The Louisiana case of Rougon v. Equitable Life Assurance Society, 146 La. 132, 83 So. 434, cited and relied upon by plaintiff in error, seems to us clearly distinguishable from the case here made.
In conclusion, we think it plain that defendant in error did not, as a mere holder of one of its contracts of insurance, become such a member of the New York corporation in which he took his policy as to be bound by or charged with notice of the mutual features in its charter. The record here is not only devoid of any evidence from which it could even inferentially be determined that Mr. Street at the time he took out this policy knew anything about the mutual character of the insurance company's organization, but repels such a suggestion; neither the name of the company nor the policy itself contained any intimation of such a condition; his relation was that purely of a policy holder, not in any sense that of a stockholder, which latter connection can only come about by the consent, express or implied, of the member.
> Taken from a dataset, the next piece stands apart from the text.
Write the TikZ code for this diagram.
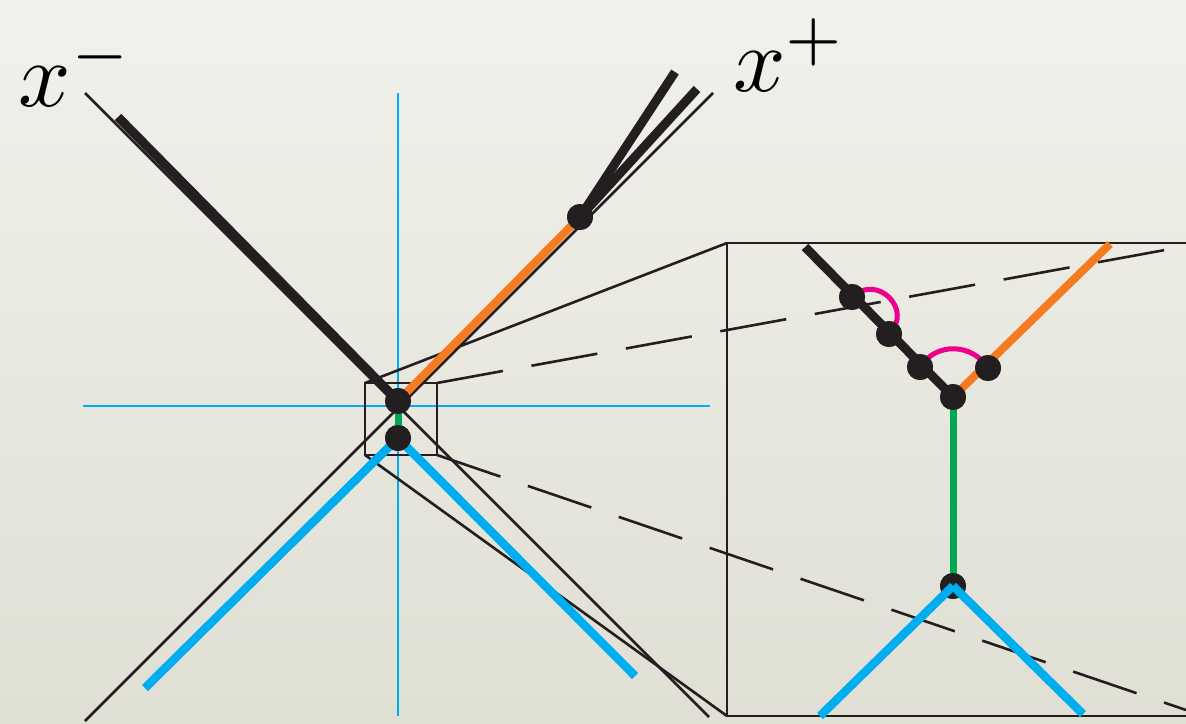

Ky. Growers Ins. Co. v. Logan, 149 Ky. 453, 149 S.W. 922; Greenlaw v. Aroostook Co. Patrons' Mutual Fire Ins. Co., 117 Me. 514, 105 A. 116; Independent Order of Foresters v. Cunningham, 127 Tenn. 521, 156 S.W. 192, 5 A.L.R. 1569; Watts v. Equitable Mutual Life Ass'n, 111 Iowa 90, 82 N.W. 441; 14 C.J. p. 838; Fletcher, Cyclopedia Corporations, vol. 6, p. 3952 et seq.; 14 Corpus Juris, 848; Commonwealth Bonding Casualty v. Curry (Tex.Civ.App.) 183 S.W. 1; Mann v. German-American Investment Co., 70 Neb. 454, 97 N.W. 600; Carey v. Williams, 79 F. 906, 25 C. C. A. 227; Elliott v. Safety: Fund Life Association, 76 Mo. App. 562; Osius v. O'Dwyer, 127 Mich. 244, 86 N.W. 831; Lee v. Mo. State Life Ins. Co. (Mo.App.) 238 S.W. 858.
From what has been said it follows that the trial court's judgment should be affirmed; that order has been entered. Chief Justice PLEASANTS, being disqualified, took no part in this decision.